Мэри Джо Уайт говорила[13], что в юриспруденции ей нравится то, как она заставляет «сводить вещи к их сути». Опиоидная эпидемия представляла собой невероятно сложный кризис общественного здоровья. Но когда Пол Хэнли задавал вопросы Кэти Саклер, он старался вычленить из этой эпической человеческой трагедии ее коренные причины. До начала производства ОксиКонтина опиоидного кризиса в Америке не было. После его начала – возник. Теперь Саклеры и их семейная компания были ответчиками по более чем 2500 судебным искам, выдвигавшимся городами, штатами, округами, племенами коренных американцев, больницами, школьными округами и множеством других истцов. Их захлестнул поток судебных процессов, с помощью которых государственные и частные юристы стремились заставить фармацевтические компании отвечать за их роль в поставках на рынки этих сильнодействующих средств и введение общества в заблуждение относительно их свойств. Нечто подобное уже случалось раньше, когда табачные компании призвали к ответу за решение сознательно преуменьшать риск для здоровья, связанный с курением. Директоров компаний заставили отчитываться перед Конгрессом США[14], и в результате табачная индустрия в 1998 году согласилась на досудебное урегулирование с выплатой небывалой суммы – 206 миллиардов долларов.
Задачей Уайт было предотвратить аналогичный «судный день» для Саклеров и Purdue. Генеральный прокурор Нью-Йорка, который подал иск против Purdue и назвал Кэти и семерых других членов семейства Саклер ответчиками по делу, утверждал в своем заявлении, что ОксиКонтин был «главным корнем опиоидной эпидемии»[15]. Он стал первым в своем роде болеутоляющим средством, изменившим подход американских врачей к назначению анальгезирующих препаратов, – с катастрофическими последствиями. Генеральный прокурор штата Массачусетс, тоже подавший иск против Саклеров, утверждал, что «одна-единственная семья принимала решения[16], которые стали основной причиной опиоидной эпидемии».

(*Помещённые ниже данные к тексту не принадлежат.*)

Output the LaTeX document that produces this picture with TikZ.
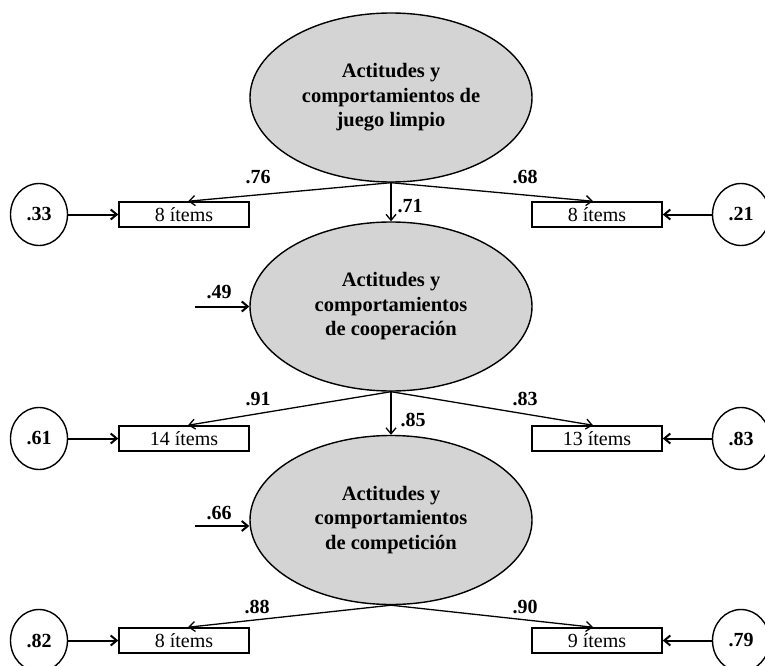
\documentclass[tikz,border=0pt]{standalone}
\usepackage{fontspec}
\setmainfont{Liberation Serif}
\usetikzlibrary{arrows.meta,shapes.geometric}

\begin{document}
\begin{tikzpicture}[x=1pt,y=-1pt,
    factor/.style={ellipse,draw,line width=1.4pt,fill=black!17,
        minimum width=282pt,minimum height=169pt,inner sep=0pt,align=center,
        font=\fontsize{20.5}{24.5}\selectfont\bfseries},
    itembox/.style={rectangle,draw,line width=1.5pt,fill=white,
        minimum width=130pt,minimum height=25pt,inner sep=0pt,
        font=\fontsize{20}{20}\selectfont},
    errcirc/.style={ellipse,draw,line width=1.4pt,fill=white,
        minimum width=57pt,minimum height=62pt,inner sep=0pt,
        font=\fontsize{20}{20}\selectfont\bfseries},
    coef/.style={inner sep=0pt,font=\fontsize{20}{20}\selectfont\bfseries},
    load/.style={-{Straight Barb[length=6pt,width=10pt]},line width=1.3pt},
    err/.style={-{Straight Barb[length=6pt,width=10pt]},line width=2pt},
]
    %
    % Independent parameters
    \def\midX{391}                                        % centre of factors
    \def\leftX{184}                                       % left item boxes
    \def\rightX{597}                                      % right item boxes
    \def\errL{39}                                         % left error terms
    \def\errR{741}                                        % right error terms
    %
    \useasboundingbox (0,0) rectangle (765,666);
    %
    % factors
    \node[factor] (juego) at (\midX,97.5)
        {Actitudes y\\comportamientos de\\juego limpio};
    \node[factor] (coop) at (\midX,306.5)
        {Actitudes y\\comportamientos\\de cooperación};
    \node[factor] (comp) at (\midX,520)
        {Actitudes y\\comportamientos\\de competición};
    %
    % item boxes and their errors
    \foreach \nm/\yy/\litems/\ritems/\lerr/\rerr in
        {j/214.5/8 ítems/8 ítems/.33/.21,
         c/438.5/14 ítems/13 ítems/.61/.83,
         m/640.5/8 ítems/9 ítems/.82/.79}%
    {
     \node[itembox] (\nm1) at (\leftX,\yy) {\litems};
     \node[itembox] (\nm2) at (\rightX,\yy) {\ritems};
     \node[errcirc] (\nm e1) at (\errL,\yy) {\lerr};
     \node[errcirc] (\nm e2) at (\errR,\yy) {\rerr};
     \draw[err] (\nm e1) -- (\nm1);
     \draw[err] (\nm e2) -- (\nm2);
    }
    %
    % loadings
    \draw[load] (juego.south) -- ([xshift=4pt]j1.north);
    \draw[load] (juego.south) -- ([xshift=-4pt]j2.north);
    \draw[load] (coop.south) -- ([xshift=4pt]c1.north);
    \draw[load] (coop.south) -- ([xshift=-4pt]c2.north);
    \draw[load] (comp.south) -- ([xshift=4pt]m1.north);
    \draw[load] (comp.south) -- ([xshift=-4pt]m2.north);
    %
    % paths between factors
    \draw[load] (juego.south) -- (coop.north);
    \draw[load] (coop.south) -- (comp.north);
    %
    % disturbances
    \coordinate (dcoop) at (195,306.5);
    \coordinate (dcomp) at (195,526);
    \draw[err] (dcoop) -- (coop.west |- dcoop);
    \draw[err] (dcomp) -- (comp.west |- dcomp);
    %
    % coefficients
    \node[coef] (l76) at (258,177) {.76};
    \node[coef] (l68) at (525,177) {.68};
    \node[coef] (l71) at (410,206) {.71};
    \node[coef] (l49) at (219,292) {.49};
    \node[coef] (l91) at (258,399) {.91};
    \node[coef] (l83) at (525,399) {.83};
    \node[coef] (l85) at (413,420) {.85};
    \node[coef] (l66) at (219,513) {.66};
    \node[coef] (l88) at (257,607) {.88};
    \node[coef] (l90) at (525,607) {.90};
\end{tikzpicture}
\end{document}
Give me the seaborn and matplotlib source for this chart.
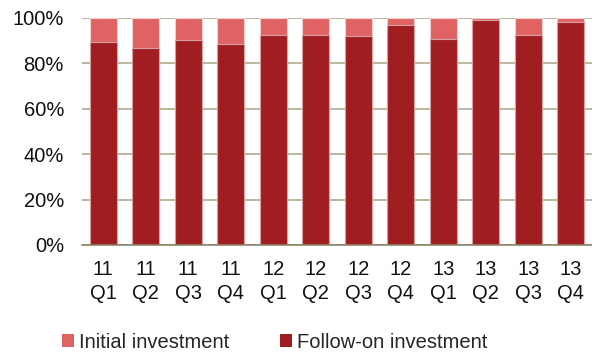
import numpy as np
import pandas as pd
import matplotlib
matplotlib.use('Agg')
import matplotlib.pyplot as plt
from matplotlib.patches import Patch
import seaborn as sns

# 数据
quarters = ['11\nQ1', '11\nQ2', '11\nQ3', '11\nQ4',
            '12\nQ1', '12\nQ2', '12\nQ3', '12\nQ4',
            '13\nQ1', '13\nQ2', '13\nQ3', '13\nQ4']
follow_on = [89.4, 86.7, 90.1, 88.5, 92.4, 92.4, 92.0, 96.8, 90.7, 99.0, 92.4, 98.1]
initial = [10.6, 13.3, 9.9, 11.5, 7.6, 7.6, 8.0, 3.2, 9.3, 1.0, 7.6, 1.9]

c_init = '#e06363'
c_follow = '#a01e22'

sns.set_theme(style='white')
plt.rcParams['font.family'] = ['Liberation Sans', 'DejaVu Sans']

df = pd.DataFrame({'quarter': quarters, 'follow': follow_on, 'initial': initial})
df['total'] = df['follow'] + df['initial']

fig = plt.figure(figsize=(5.92, 3.52), dpi=100)
ax = fig.add_axes([0.1385, 0.304, 0.8615, 0.646])

# 堆叠: 先画总高度(浅色), 再画跟投部分(深色)
sns.barplot(data=df, x='quarter', y='total', color=c_init, width=0.64,
            edgecolor='#f2d0d0', linewidth=0.8, saturation=1, ax=ax, zorder=3)
sns.barplot(data=df, x='quarter', y='follow', color=c_follow, width=0.64,
            edgecolor='#d8a0a0', linewidth=0.8, saturation=1, ax=ax, zorder=4)

ax.set_xlim(-0.5, 11.5)
ax.set_ylim(0, 100)
ax.set_yticks(np.arange(0, 101, 20))
ax.set_yticklabels([f'{v}%' for v in range(0, 101, 20)])
ax.set_xlabel('')
ax.set_ylabel('')
ax.yaxis.grid(True, color='#b0aa90', linewidth=1.2, zorder=0)
ax.set_axisbelow(True)
for s in ['left', 'right', 'top']:
    ax.spines[s].set_visible(False)
ax.spines['bottom'].set_color('#8b8468')
ax.spines['bottom'].set_linewidth(1.2)
ax.spines['bottom'].set_zorder(5)
ax.tick_params(axis='both', length=0, labelsize=14.5, colors='#111111')
ax.tick_params(axis='x', pad=11)
ax.tick_params(axis='y', pad=13)
for lab in ax.get_xticklabels():
    lab.set_linespacing(1.32)

handles = [Patch(facecolor=c_init, edgecolor='none', label='Initial investment'),
           Patch(facecolor=c_follow, edgecolor='none', label='Follow-on investment')]
fig.legend(handles=handles, loc='center left', bbox_to_anchor=(0.105, 0.028), ncol=2,
           frameon=False, fontsize=14.5, handlelength=0.57, handleheight=0.57,
           handletextpad=0.26, columnspacing=2.55, borderpad=0, borderaxespad=0)

fig.savefig('out.png', dpi=100)
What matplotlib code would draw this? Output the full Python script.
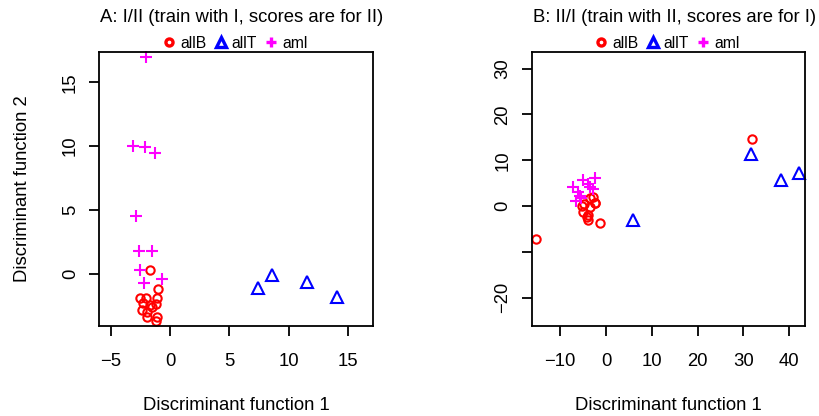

Уайт придерживалась иного мнения[17]. Те, кто подает иски против Саклеров, искажают факты, чтобы сделать ее клиентов козлами отпущения, возражала она. В чем состоит их преступление? Все, что они делали, это продавали на совершенно законных основаниях лекарственный препарат – товар, одобренный Управлением по контролю качества пищевых продуктов и лекарственных средств США. Все это запутанное дело представляет собой «судебную попытку найти виновных», утверждала Уайт, настаивая, что опиоидная эпидемия «не является кризисом, созданным моими клиентами или Purdue».
Но в тот день на допросе она не говорила ничего. Представившись присутствующим, она просто сидела и слушала, предоставив другим коллегам вклиниваться и перебивать Хэнли возражениями. Ее функцией было не поднимать шум, а служить пистолетом в кобуре на боку Кэти – безмолвным, но видимым. А Уайт и ее команда хорошо вышколили свою клиентку. Как бы ни расхваливала Мэри Джо способность юриспруденции сводить вещи к их «сути», в тот момент, когда клиентку поджаривают на горячей сковороде адвокатского допроса, главная задача сводится к тому, чтобы этой самой сути избежать.
– Доктор Саклер, несет ли Purdue какую-либо ответственность за опиоидный кризис? – спросил Хэнли.
– Возражаю! – вскинулся один из поверенных Саклер.
– Возражаю! – вторил ему другой.
– Я не считаю, что на Purdue лежит юридическая ответственность, – ответила Кэти.
– Я не об этом спрашивал, – указал ей Хэнли, – а желал знать, был ли способ действий компании Purdue причиной опиоидной эпидемии.